■ Available data ■
%%

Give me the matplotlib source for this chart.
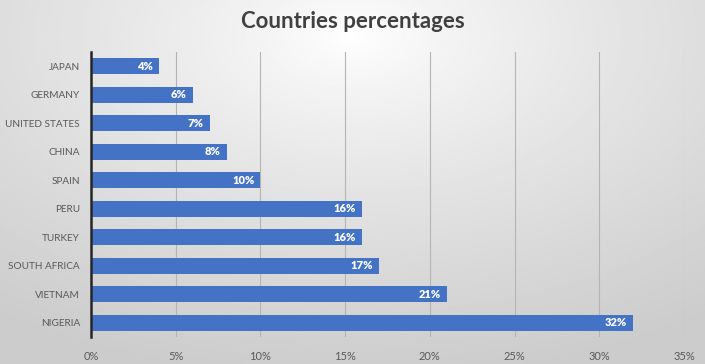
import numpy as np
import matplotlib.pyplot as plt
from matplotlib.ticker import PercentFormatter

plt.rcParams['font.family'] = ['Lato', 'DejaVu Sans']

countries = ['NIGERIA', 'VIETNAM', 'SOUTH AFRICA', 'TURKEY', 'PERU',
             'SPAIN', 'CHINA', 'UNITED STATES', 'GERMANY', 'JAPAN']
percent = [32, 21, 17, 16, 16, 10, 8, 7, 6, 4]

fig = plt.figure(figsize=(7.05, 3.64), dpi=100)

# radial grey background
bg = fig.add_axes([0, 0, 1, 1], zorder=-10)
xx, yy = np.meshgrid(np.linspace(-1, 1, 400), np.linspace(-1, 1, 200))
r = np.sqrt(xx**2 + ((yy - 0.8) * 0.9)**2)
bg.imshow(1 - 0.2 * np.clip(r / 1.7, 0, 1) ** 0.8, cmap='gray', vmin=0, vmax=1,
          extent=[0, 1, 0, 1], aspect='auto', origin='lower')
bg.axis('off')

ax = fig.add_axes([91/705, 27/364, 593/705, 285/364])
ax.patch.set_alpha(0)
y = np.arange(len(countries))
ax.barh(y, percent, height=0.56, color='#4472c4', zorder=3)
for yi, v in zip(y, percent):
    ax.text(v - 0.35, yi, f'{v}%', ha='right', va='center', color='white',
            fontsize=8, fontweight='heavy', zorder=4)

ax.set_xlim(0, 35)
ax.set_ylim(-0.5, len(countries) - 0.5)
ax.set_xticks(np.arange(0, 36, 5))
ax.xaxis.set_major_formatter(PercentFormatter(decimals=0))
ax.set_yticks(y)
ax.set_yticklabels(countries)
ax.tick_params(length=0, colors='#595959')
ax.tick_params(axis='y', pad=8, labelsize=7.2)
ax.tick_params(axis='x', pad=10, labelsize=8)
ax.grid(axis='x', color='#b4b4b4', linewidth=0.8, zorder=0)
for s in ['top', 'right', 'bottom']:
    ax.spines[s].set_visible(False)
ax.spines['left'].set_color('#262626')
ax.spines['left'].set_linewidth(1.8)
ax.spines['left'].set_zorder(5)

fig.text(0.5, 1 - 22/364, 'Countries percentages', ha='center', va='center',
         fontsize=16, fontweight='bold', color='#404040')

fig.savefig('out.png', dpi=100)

%%

■ Given task ■
Omit the pictures and output all of the other material exactly.

■ Finished answer ■
Give me the matplotlib source for this chart.
import numpy as np
import matplotlib.pyplot as plt
from matplotlib.ticker import PercentFormatter

plt.rcParams['font.family'] = ['Lato', 'DejaVu Sans']

countries = ['NIGERIA', 'VIETNAM', 'SOUTH AFRICA', 'TURKEY', 'PERU',
             'SPAIN', 'CHINA', 'UNITED STATES', 'GERMANY', 'JAPAN']
percent = [32, 21, 17, 16, 16, 10, 8, 7, 6, 4]

fig = plt.figure(figsize=(7.05, 3.64), dpi=100)

# radial grey background
bg = fig.add_axes([0, 0, 1, 1], zorder=-10)
xx, yy = np.meshgrid(np.linspace(-1, 1, 400), np.linspace(-1, 1, 200))
r = np.sqrt(xx**2 + ((yy - 0.8) * 0.9)**2)
bg.imshow(1 - 0.2 * np.clip(r / 1.7, 0, 1) ** 0.8, cmap='gray', vmin=0, vmax=1,
          extent=[0, 1, 0, 1], aspect='auto', origin='lower')
bg.axis('off')

ax = fig.add_axes([91/705, 27/364, 593/705, 285/364])
ax.patch.set_alpha(0)
y = np.arange(len(countries))
ax.barh(y, percent, height=0.56, color='#4472c4', zorder=3)
for yi, v in zip(y, percent):
    ax.text(v - 0.35, yi, f'{v}%', ha='right', va='center', color='white',
            fontsize=8, fontweight='heavy', zorder=4)

ax.set_xlim(0, 35)
ax.set_ylim(-0.5, len(countries) - 0.5)
ax.set_xticks(np.arange(0, 36, 5))
ax.xaxis.set_major_formatter(PercentFormatter(decimals=0))
ax.set_yticks(y)
ax.set_yticklabels(countries)
ax.tick_params(length=0, colors='#595959')
ax.tick_params(axis='y', pad=8, labelsize=7.2)
ax.tick_params(axis='x', pad=10, labelsize=8)
ax.grid(axis='x', color='#b4b4b4', linewidth=0.8, zorder=0)
for s in ['top', 'right', 'bottom']:
    ax.spines[s].set_visible(False)
ax.spines['left'].set_color('#262626')
ax.spines['left'].set_linewidth(1.8)
ax.spines['left'].set_zorder(5)

fig.text(0.5, 1 - 22/364, 'Countries percentages', ha='center', va='center',
         fontsize=16, fontweight='bold', color='#404040')

fig.savefig('out.png', dpi=100)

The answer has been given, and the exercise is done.